Annual Percentage Rate
APR, annual percentage rate, is one of the primary tools used to compare credit card terms. The number represents the percentage rate applied to credit card interest during a twelve-month period. Actual calculations use daily periodic rate and other indexes to determine billing amounts, but APR provides a valuable consumer standard for comparing credit vehicles.
While this number is expressed as a single-digit rate for most installment loans, credit cards carry double-digit rates extending toward twenty-percent. The way various credit products are structured and used determines rates, which are higher on cards because there is less collateral and more risk for lenders.
Revolving Credit Versus Installment Credit
Credit cards operate on revolving terms, which are different than installment loans issued for major purchases. Car loans, for example, extend credit to buyers for periods ranging between two and seven years. Interest on vehicle loans is relatively low compared to credit card rates because money borrowed is backed by real property as collateral. If payments are not timely, lending contracts give financing companies the right to repossess vehicles to recover their losses.
Mortgages are similar to car loans, in that they extend well into the future, carrying low single-digit interest rates. Big-ticket loan repayment is amortized, or spread-out, over time until repayment is complete. Because mortgage repayment may take up to thirty years, the required period payments are structured to remain equal, resulting in uneven distribution toward interest and principal.
To help consumers budget for repayment, amortized mortgages split payment obligations into equal parts. Early payments are applied to the overall interest burden, reducing risk for lenders and keeping repayment on pace. Payments falling near the end of an installment loan's life are principal-heavy, addressing the outstanding loan balance directly.

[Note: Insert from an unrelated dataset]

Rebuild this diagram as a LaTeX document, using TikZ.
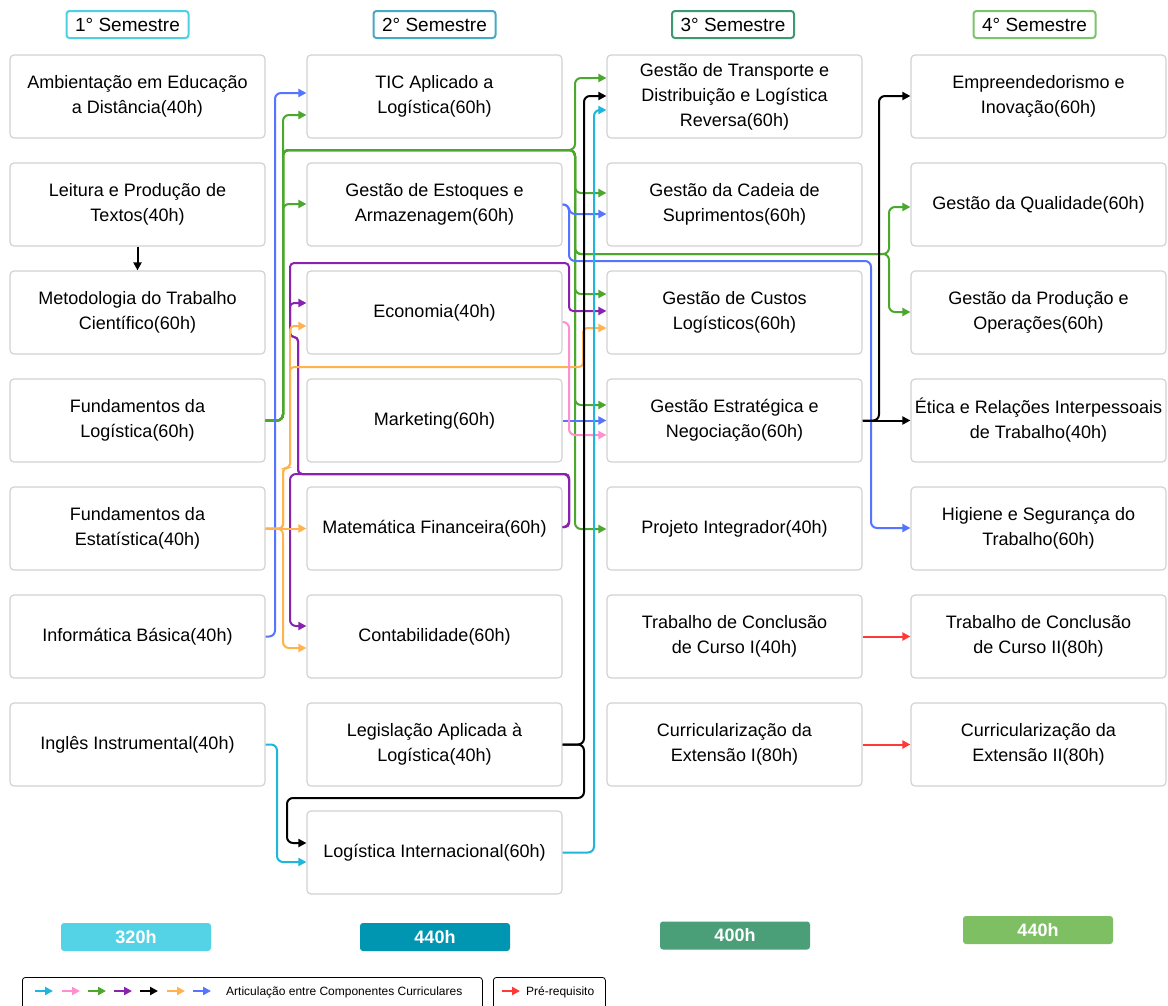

Credit cards operate under revolving terms, which carries a different set of requirements than installment loans. Ongoing purchases are made with revolving credit cards; posted to individual accounts as they are made. Interest is waived for a portion of each billing period, allowing consumers to pay the short-term loans back without any additional interest charges. At a certain point, the grace period expires, requiring interest to be added to purchases that have been made. Paying the entire card balance each month wipes the slate clean for the start of the next billing period, but amounts not paid roll-over into subsequent payment periods. The “revolving” amounts are subject to interest until the entire card balance is paid-off. Comparing cards with the calculator ensures the best terms for borrowers.